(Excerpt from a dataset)
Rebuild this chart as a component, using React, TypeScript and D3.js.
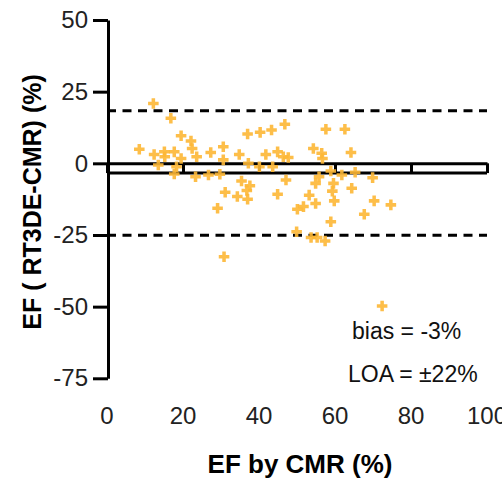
import React, { useRef, useEffect } from 'react';
import * as d3 from 'd3';

// EF by CMR (%) and difference RT3DE - CMR (%)
const cmrEF = [
  12.2, 16.8, 19.5, 22.1, 22.4, 23.6, 8.5, 12.4, 15.1, 15.2, 17.7, 19.5, 13.5, 18.3, 17.7, 23.3,
  46.8, 43.3, 40.3, 37.0, 30.6, 27.3, 34.8, 41.8, 44.9, 47.7, 46.4, 30.6, 37.2, 40.1, 43.6, 26.7,
  29.7, 47.1, 35.4, 37.6, 36.8, 31.1, 34.3, 37.0, 44.9, 29.1, 50.1, 49.9, 30.8,
  57.6, 62.6, 54.3, 56.5, 56.7, 64.2, 58.9, 55.8, 61.8, 65.3, 69.9, 54.9, 59.6, 59.3, 64.4, 53.2,
  54.9, 59.8, 70.3, 74.7, 51.7, 67.7, 58.9, 53.7, 55.3, 57.4, 72.4
];
const diffEF = [
  20.9, 15.7, 9.6, 7.8, 5.2, 2.3, 4.9, 3.1, 4.0, 2.3, 4.0, 1.7, -0.6, -1.2, -3.7, -4.7,
  13.6, 11.6, 10.8, 10.2, 5.8, 3.8, 3.1, 3.1, 4.0, 2.0, 2.3, 1.2, 0.0, -1.2, -1.2, -4.1,
  -3.8, -5.8, -6.2, -7.8, -9.5, -10.1, -11.6, -12.5, -10.8, -15.7, -16.0, -23.9, -32.6,
  11.9, 11.9, 5.2, 3.5, 1.7, 3.8, -2.7, -4.7, -4.1, -3.1, -5.0, -7.0, -7.0, -9.7, -8.7, -11.1,
  -14.0, -13.1, -13.1, -14.5, -15.1, -17.8, -20.4, -25.9, -25.9, -27.1, -49.8
];

const xTicks = [0, 20, 40, 60, 80, 100];
const yTicks = [50, 25, 0, -25, -50, -75];
const bias = -3.4;
const loaUpper = 18.3;
const loaLower = -25.1;
const notes = ['bias = -3%', 'LOA = \u00b122%'];

const W = 502;
const H = 481;
const FONT = '"Liberation Sans", Arial, sans-serif';

export default function App() {
  const svgRef = useRef<SVGSVGElement>(null);

  useEffect(() => {
    const x = d3.scaleLinear().domain([0, 100]).range([107, 487]);
    const y = d3.scaleLinear().domain([-75, 50]).range([378.3, 20]);

    const svg = d3.select(svgRef.current).html('');
    svg.append('rect').attr('width', W).attr('height', H).attr('fill', '#fff');

    // Limits of agreement
    [loaUpper, loaLower].forEach(v => {
      svg.append('line')
        .attr('x1', x(0)).attr('x2', x(100))
        .attr('y1', y(v)).attr('y2', y(v))
        .attr('stroke', '#000').attr('stroke-width', 3)
        .attr('stroke-dasharray', '9,6.5');
    });

    // Bias line
    svg.append('line')
      .attr('x1', x(0)).attr('x2', x(100))
      .attr('y1', y(bias)).attr('y2', y(bias))
      .attr('stroke', '#000').attr('stroke-width', 3);

    // x axis sitting on zero, ticks pointing down
    const xAxis = svg.append('g')
      .attr('transform', `translate(0,${y(0)})`)
      .call(d3.axisBottom(x).tickValues(xTicks).tickSize(y(bias) - y(0)).tickSizeOuter(0).tickFormat(() => ''));
    xAxis.select('.domain').attr('stroke-width', 3);
    xAxis.selectAll('.tick line').attr('stroke-width', 3);

    // y axis
    const yAxis = svg.append('g')
      .attr('transform', 'translate(108,0)')
      .call(d3.axisLeft(y).tickValues(yTicks).tickSize(15).tickSizeOuter(0).tickPadding(5)
        .tickFormat(d => String(d)));
    yAxis.select('.domain').attr('stroke-width', 3);
    yAxis.selectAll('.tick line').attr('stroke-width', 3);
    yAxis.selectAll('.tick text')
      .attr('font-size', 24).attr('font-family', FONT).attr('fill', '#222');

    // x tick labels along the bottom
    svg.append('g').selectAll('text').data(xTicks).join('text')
      .attr('x', d => x(d)).attr('y', 424)
      .attr('text-anchor', 'middle')
      .attr('font-size', 24).attr('font-family', FONT).attr('fill', '#222')
      .text(d => d);

    // Points
    const cross = d3.symbol().type(d3.symbolCross).size(62);
    svg.append('g').selectAll('path').data(cmrEF).join('path')
      .attr('transform', (d, i) => `translate(${x(d)},${y(diffEF[i])})`)
      .attr('d', cross)
      .attr('fill', '#FDB735')
      .attr('fill-opacity', 0.9);

    // Annotations
    svg.append('text').attr('x', 352).attr('y', 339)
      .attr('font-size', 23).attr('font-family', FONT).attr('fill', '#111')
      .text(notes[0]);
    svg.append('text').attr('x', 348).attr('y', 382)
      .attr('font-size', 23).attr('font-family', FONT).attr('fill', '#111')
      .text(notes[1]);

    // Axis titles
    svg.append('text').attr('x', 300).attr('y', 473)
      .attr('text-anchor', 'middle')
      .attr('font-size', 26).attr('font-weight', 'bold').attr('font-family', FONT)
      .text('EF by CMR (%)');
    svg.append('text')
      .attr('transform', 'translate(41,202) rotate(-90)')
      .attr('text-anchor', 'middle')
      .attr('font-size', 25).attr('font-weight', 'bold').attr('font-family', FONT)
      .text('EF ( RT3DE-CMR) (%)');
  }, []);

  return (
    <svg ref={svgRef} width={W} height={H}
      style={{ position: 'absolute', left: 0, top: 0, display: 'block' }} />
  );
}
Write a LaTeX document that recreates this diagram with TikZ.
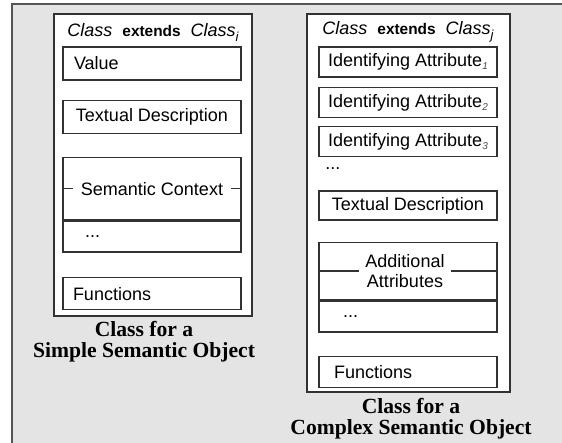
\documentclass[tikz,border=0pt]{standalone}
\usepackage{fontspec}
\newfontfamily\arialfont{Liberation Sans}
\newfontfamily\captionfont{Liberation Serif}
\usetikzlibrary{positioning}
\usepackage{xcolor}
\definecolor{panelgray}{RGB}{228,228,228}
\definecolor{framegray}{RGB}{85,85,85}
\definecolor{boxline}{RGB}{50,50,50}

\newcommand{\idsub}[1]{\raisebox{-1.5pt}{\fontsize{5}{5}\selectfont\itshape\color{black!70}#1}}
\newcommand{\clsub}[1]{\raisebox{-2.5pt}{\fontsize{6.5}{6.5}\selectfont\itshape #1}}
\newcommand{\clhead}[1]{{\itshape Class}\hspace{5pt}{\fontsize{7.7}{9}\selectfont\bfseries extends}\hspace{5pt}{\itshape Class}\clsub{#1}}

\begin{document}
\begin{tikzpicture}[
    x=0.5pt, y=-0.5pt,
    font=\arialfont\fontsize{9}{11}\selectfont,
    classbox/.style={draw=boxline, line width=0.75pt, fill=white, inner sep=0pt},
    box/.style={draw=boxline, line width=0.7pt, fill=white, inner sep=0pt, minimum width=89pt, align=center},
    leftbox/.style={box, align=left, inner xsep=#1, text width=89pt-2*#1},
    rule/.style={draw=boxline, line width=0.7pt},
    gap/.style={fill=white, inner ysep=0.5pt},
    caption/.style={align=center, font=\captionfont\bfseries\fontsize{10.8}{10.5}\selectfont},
]
\useasboundingbox (0,0) rectangle (562,443);

% Panel
\fill[panelgray] (12,4) rectangle (562,443);
\draw[framegray, line width=1.2pt] (12,443) -- (12,4) -- (562,4);

% Simple semantic object
\node[classbox, minimum width=99pt, minimum height=151pt] (simple) at (153,165) {};
\node (simplehead) at (153,32) {\clhead{i}};
\node[leftbox=5.5pt, minimum height=16.5pt] (value) at (152,63.5) {Value};
\node[box, minimum height=16.5pt, below=9.5pt of value] (stext) {Textual Description};
\node[box, minimum height=31pt, below=11.5pt of stext] (context) {};
\node[leftbox=11pt, minimum height=15.5pt, below=0pt of context] (smore) {...};
\node[leftbox=5pt, minimum height=16pt, below=12pt of smore] (sfunc) {Functions};
\draw[rule] (context.west) -- (context.east);
\node[gap, inner xsep=4pt] (contextlabel) at (context) {Semantic Context};
\node[caption] (simplecap) at (144,342) {Class for a\\Simple Semantic Object};

% Complex semantic object
\node[classbox, minimum width=101.5pt, minimum height=189pt] (complex) at (408.5,203) {};
\node (complexhead) at (408,32) {\clhead{j}};
\node[box, minimum height=15pt] (attr1) at (408,62) {Identifying Attribute\idsub{1}};
\node[box, minimum height=15pt, below=4.5pt of attr1] (attr2) {Identifying Attribute\idsub{2}};
\node[box, minimum height=15pt, below=4pt of attr2] (attr3) {Identifying Attribute\idsub{3}};
\node[anchor=west, inner sep=0pt] (cmore1) at (325,169) {...};
\node[box, minimum height=14.5pt, below=16.5pt of attr3] (ctext) {Textual Description};
\node[box, minimum height=28.5pt, below=10.5pt of ctext] (extra) {};
\node[leftbox=12pt, minimum height=15.5pt, below=0pt of extra] (cmore2) {...};
\node[leftbox=7.5pt, minimum height=15.5pt, below=11.5pt of cmore2] (cfunc) {Functions};
\draw[rule] (extra.west) -- (extra.east);
\node[gap, inner xsep=3pt, xshift=-1.5pt, align=center, font=\arialfont\fontsize{9}{10}\selectfont] (extralabel) at (extra) {Additional\\Attributes};
\node[caption] (complexcap) at (411,419) {Class for a\\Complex Semantic Object};

\end{tikzpicture}
\end{document}
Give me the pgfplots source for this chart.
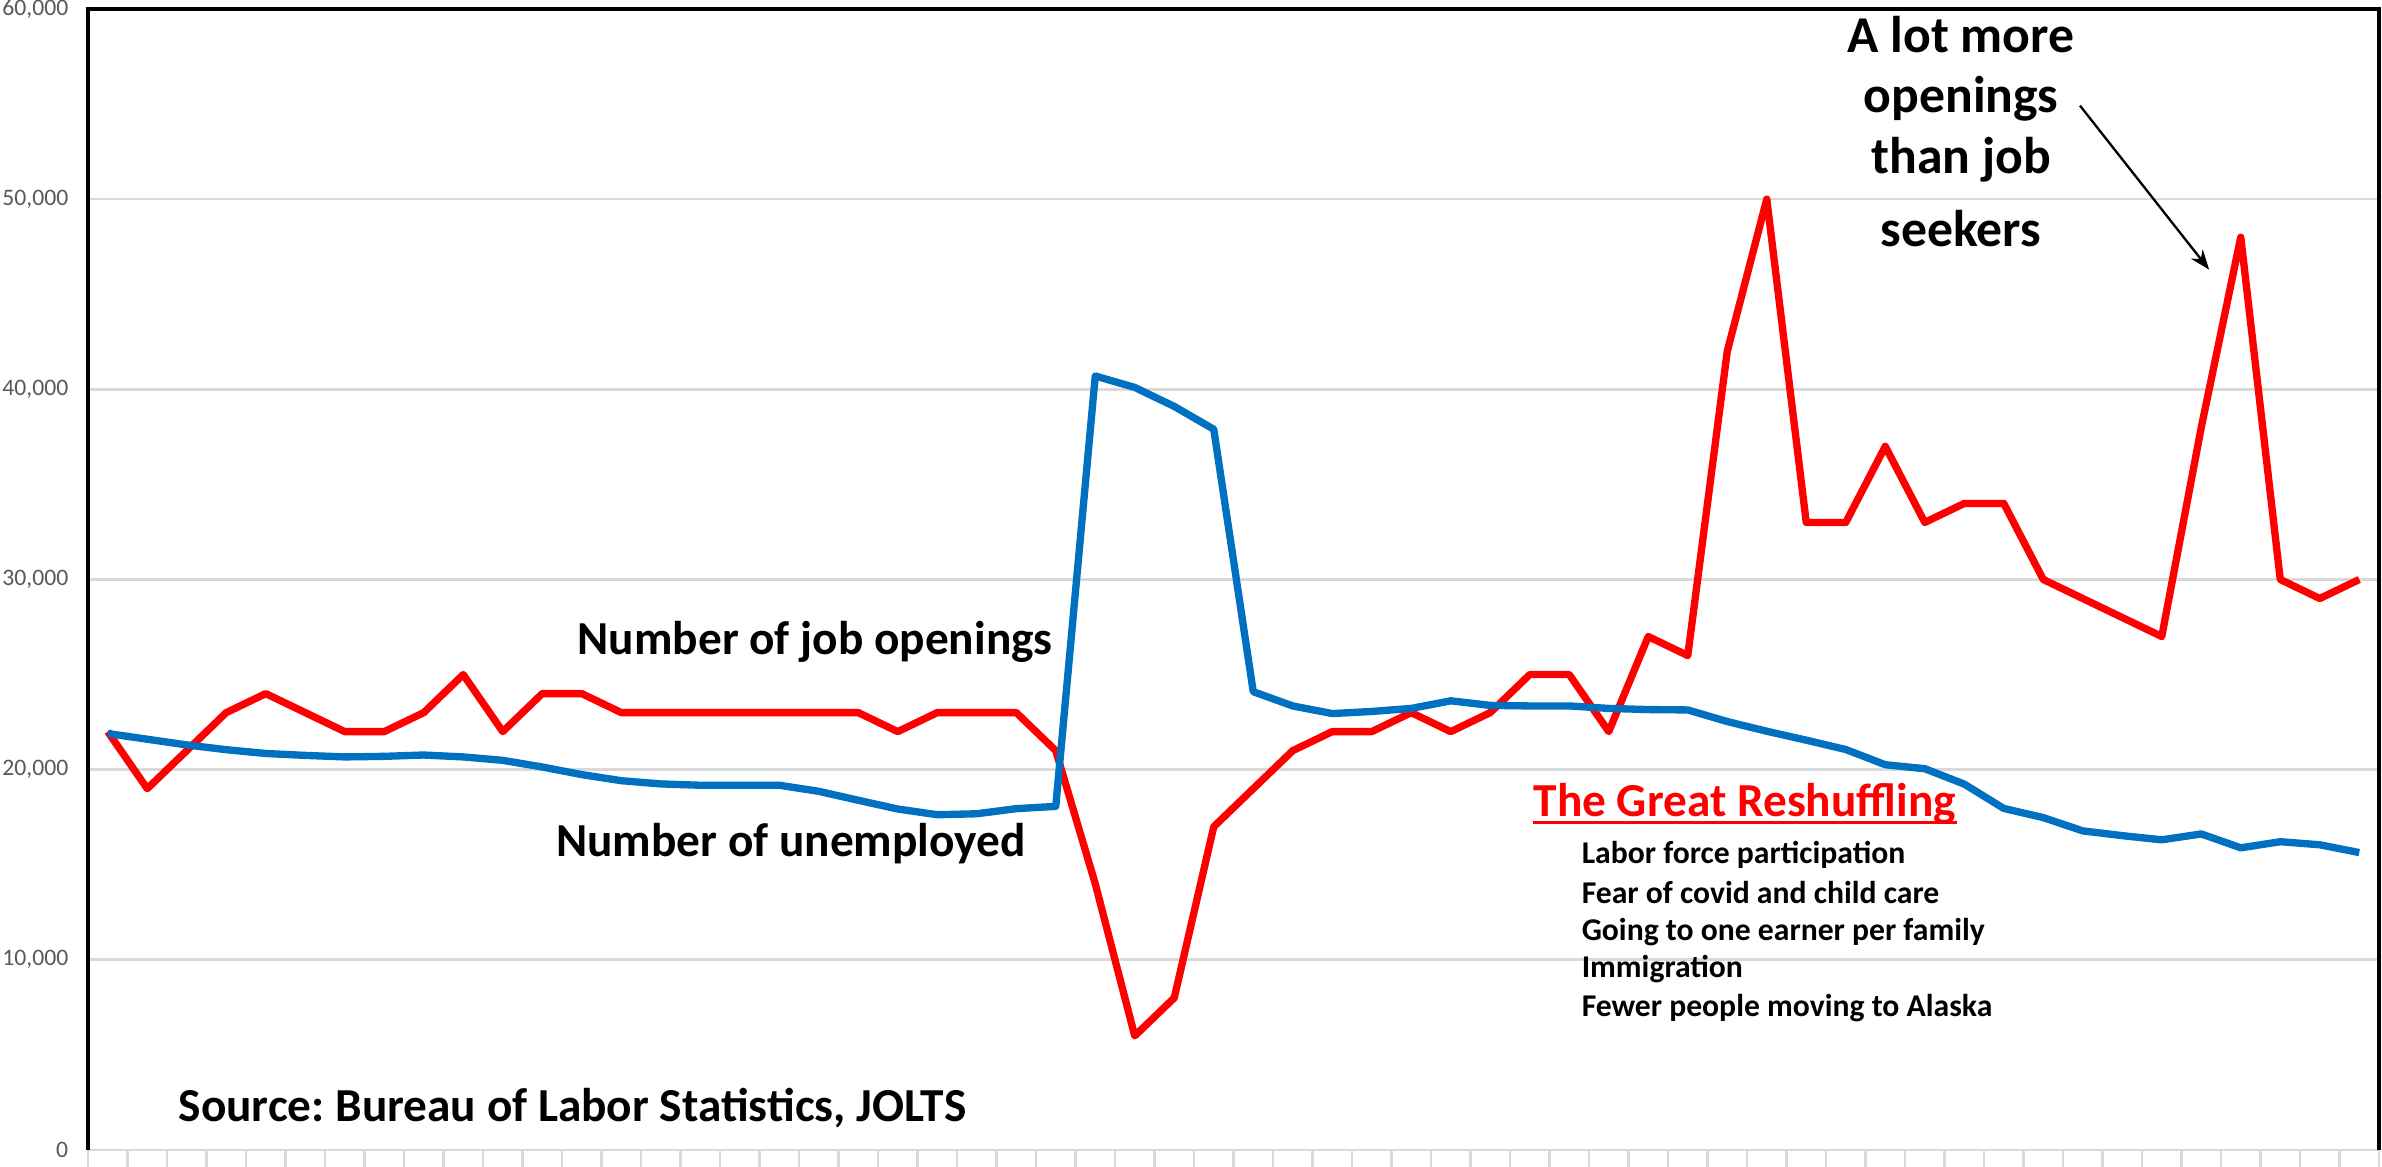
\documentclass[border=0pt]{standalone}
\usepackage{pgfplots}
\pgfplotsset{compat=1.18}
\usepackage{fontspec}
\setmainfont{Carlito}
\usetikzlibrary{arrows.meta}
\definecolor{openred}{HTML}{FF0000}
\definecolor{unempblue}{HTML}{0070C0}
\definecolor{gridgray}{HTML}{D9D9D9}
\definecolor{tickgray}{HTML}{595959}
\frenchspacing
\begin{document}
\begin{tikzpicture}
\begin{axis}[
  scale only axis,
  width=687.3pt, height=342.3pt,
  xmin=-0.5, xmax=57.5,
  ymin=0, ymax=60000,
  clip=false,
  axis line style={draw=none},
  xtick={-0.5,0.5,...,57.5},
  xticklabels={},
  xtick pos=bottom,
  ytick pos=left,
  tick align=outside,
  major tick length=5pt,
  x tick style={gridgray, line width=0.8pt},
  ytick={0,10000,...,60000},
  y tick style={draw=none},
  ymajorgrids,
  grid style={gridgray, line width=0.8pt},
  scaled y ticks=false,
  yticklabel style={font=\fontsize{7.1}{8}\selectfont, text=tickgray, xshift=2.6pt,
    /pgf/number format/.cd, fixed, 1000 sep={,}, assume math mode=true},
]
\draw[gridgray, line width=0.8pt] (rel axis cs:0,0) -- (rel axis cs:1,0);
\addplot[openred, line width=2.2pt, line join=round] coordinates {
(0,22000) (1,19000) (2,21000) (3,23000) (4,24000) (5,23000) (6,22000) (7,22000)
(8,23000) (9,25000) (10,22000) (11,24000) (12,24000) (13,23000) (14,23000) (15,23000)
(16,23000) (17,23000) (18,23000) (19,23000) (20,22000) (21,23000) (22,23000) (23,23000)
(24,21000) (25,14000) (26,6000) (27,8000) (28,17000) (29,19000) (30,21000) (31,22000)
(32,22000) (33,23000) (34,22000) (35,23000) (36,25000) (37,25000) (38,22000) (39,27000)
(40,26000) (41,42000) (42,50000) (43,33000) (44,33000) (45,37000) (46,33000) (47,34000)
(48,34000) (49,30000) (50,29000) (51,28000) (52,27000) (53,38000) (54,48000) (55,30000)
(56,29000) (57,30000)
};
\addplot[unempblue, line width=2.2pt, line join=round] coordinates {
(0,21900) (1,21600) (2,21300) (3,21050) (4,20850) (5,20750) (6,20670) (7,20700)
(8,20770) (9,20670) (10,20490) (11,20140) (12,19740) (13,19420) (14,19250) (15,19180)
(16,19180) (17,19180) (18,18860) (19,18390) (20,17930) (21,17630) (22,17680) (23,17950)
(24,18070) (25,40700) (26,40100) (27,39100) (28,37900) (29,24100) (30,23350) (31,22950)
(32,23060) (33,23220) (34,23620) (35,23380) (36,23350) (37,23350) (38,23220) (39,23160)
(40,23140) (41,22530) (42,22020) (43,21550) (44,21060) (45,20260) (46,20050) (47,19240)
(48,17960) (49,17480) (50,16780) (51,16530) (52,16310) (53,16620) (54,15890) (55,16210)
(56,16050) (57,15640)
};
\draw[black, line width=1pt] (rel axis cs:0,0) -- (rel axis cs:0,1) -- (rel axis cs:1,1) -- (rel axis cs:1,0);
% annotations
\node[anchor=base west, inner sep=0, font=\fontsize{14.2}{17}\selectfont\bfseries] at (axis cs:11.88,26040) {Number of job openings};
\node[anchor=base west, inner sep=0, font=\fontsize{14.2}{17}\selectfont\bfseries] at (axis cs:11.34,15413) {Number of unemployed};
\node[anchor=base west, inner sep=0, font=\fontsize{14.2}{17}\selectfont\bfseries] at (axis cs:1.78,1489) {Source: Bureau of Labor Statistics, JOLTS};
\node[anchor=base, inner sep=0, font=\fontsize{15.5}{18}\selectfont\bfseries] at (axis cs:46.92,57706) {A lot more};
\node[anchor=base, inner sep=0, font=\fontsize{15.5}{18}\selectfont\bfseries] at (axis cs:46.92,54550) {openings};
\node[anchor=base, inner sep=0, font=\fontsize{15.5}{18}\selectfont\bfseries] at (axis cs:46.92,51341) {than job};
\node[anchor=base, inner sep=0, font=\fontsize{15.5}{18}\selectfont\bfseries] at (axis cs:46.92,47522) {seekers};
\draw[-{Stealth[length=6pt,width=4.5pt]}, line width=0.7pt] (axis cs:49.93,54918) -- (axis cs:53.2,46292);
\node (gr) [anchor=base west, inner sep=0, text=openred, font=\fontsize{14.2}{17}\selectfont\bfseries] at (axis cs:36.08,17517) {The Great Reshuffling};
\draw[openred, line width=1pt] ([yshift=-1.6pt]gr.base west) -- ([yshift=-1.6pt]gr.base east);
\node[anchor=base west, inner sep=0, font=\fontsize{9.5}{11}\selectfont\bfseries] at (axis cs:37.30,15045) {Labor force participation};
\node[anchor=base west, inner sep=0, font=\fontsize{9.5}{11}\selectfont\bfseries] at (axis cs:37.30,12941) {Fear of covid and child care};
\node[anchor=base west, inner sep=0, font=\fontsize{9.5}{11}\selectfont\bfseries] at (axis cs:37.30,10994) {Going to one earner per family};
\node[anchor=base west, inner sep=0, font=\fontsize{9.5}{11}\selectfont\bfseries] at (axis cs:37.30,9048) {Immigration};
\node[anchor=base west, inner sep=0, font=\fontsize{9.5}{11}\selectfont\bfseries] at (axis cs:37.30,6996) {Fewer people moving to Alaska};
\end{axis}
\pgfresetboundingbox
\path[use as bounding box] (-26.4pt,-5.1pt) rectangle (688.2pt,345pt);
\end{tikzpicture}
\end{document}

▶ _PROMPT_
Reproduce, word for word, every line from the start of the records down to and including the line with "import * as d3 from 'd3';"; skip the pictures.

▶ _SOLUTION TO THE EXERCISE_
Rebuild this chart as a component, using React, TypeScript and D3.js.
import React, { useRef, useEffect } from 'react';
import * as d3 from 'd3';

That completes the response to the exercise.